Reminding me in many ways of John Cassavetes very personal early film "Shadows", this early Brian DePalma film has to be seen to be believed. In fact, it takes the styles of many previous independent art house directors and modernizes it in a way that could not be copied. Part of the film is so realistic and frightening and even militant that you wonder if they gathered a bunch of strangers off the street and films them without them being aware that this was only part of a movie. Those sequences, part of the infamous "Be Black Baby" subplot, are shot incomplete documentary-style, making me interested in seeing an actual documentary on the making of this film.

It's real theater of the streets when a bunch of white people are utilized in what they think is experimental theater that turns out to be a little bit too realistic where they are made to be black and the black actors all of a sudden are white. Insinuations of robbery, rape and shootings are followed by the arrival of a white cop played by Robert De Niro, and it is all part of the performance art staged to make a point. The screams and shouts and crying all seem to real to be acted out, and it's probably one of the most bizarre sequences in a cult film ever, the one that can never be forgotten.
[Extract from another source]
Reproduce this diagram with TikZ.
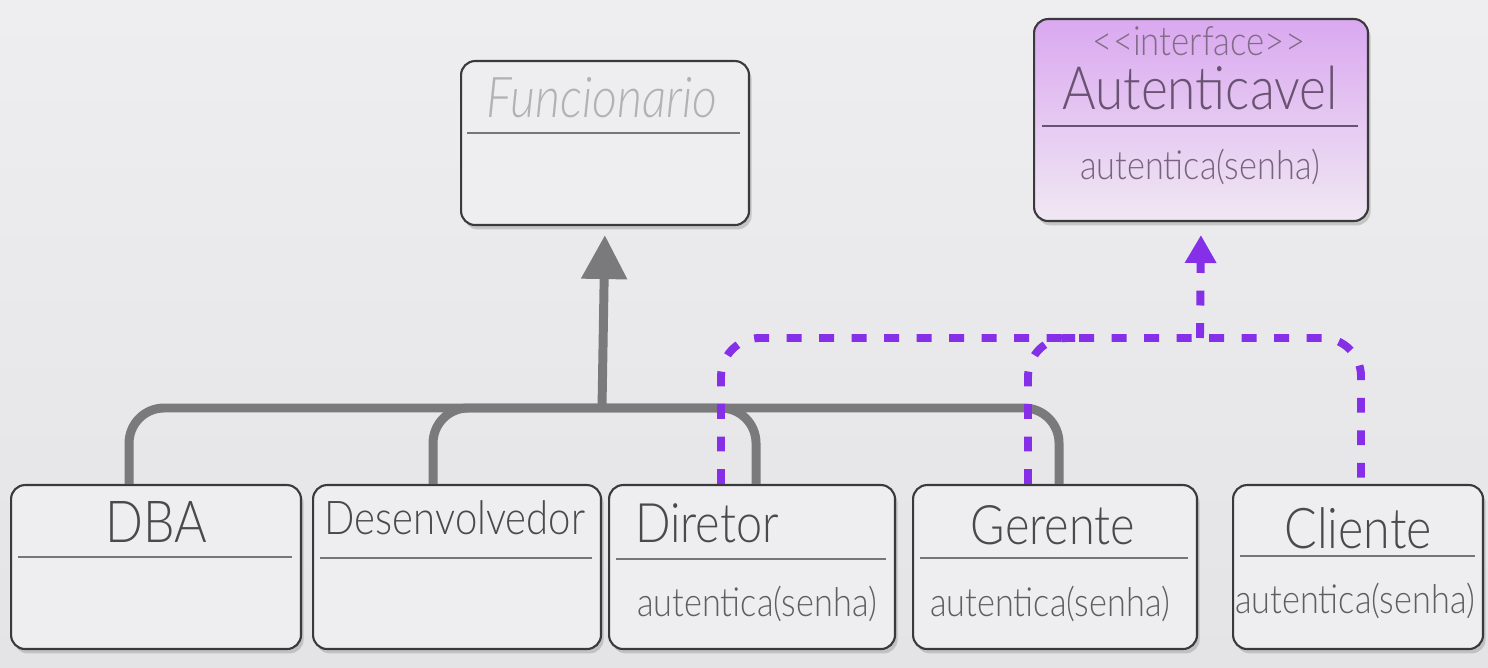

Repeating his role from the DePalma film 'Greetings", DeNiro what is a voyeur, moving into an apartment building on LaGuardia way where he sets up his camera to film neighbors across the street, becoming infatuated with the insecure Jennifer Salt whom he basically cons into going out on a date. Looking very funny in his curly wig, a somewhat thin Charles Durning is a hoot as the landlord. Daniel auditions for the role of the cop within the experimental play, and it's that sequence that really becomes the focal point especially after the three stars confront a variety of white people on the street to ask them if they know what it's like to be black in America.

The funniest element of that segment is people after they realize what they have just gone through, exhausted and still panicky but exhilarated carried out by single and seemingly enlightened, but the question is whether or not that will remain. It certainly should be explained what the title is referring to because you certainly never meet anybody's mom, but you do get a glimpse into what New York what it was like as far as its counterculture 50 years ago. The film is a little whack as far as retaining a linear story, situation with DeNiro and Salt basically dropped for much of the movie. To think that both De Niro and DePalma have gone on to legendary status after seeing their early films is a testament to the motivations that got them into the industry in the first place, and this is certainly a must for film students.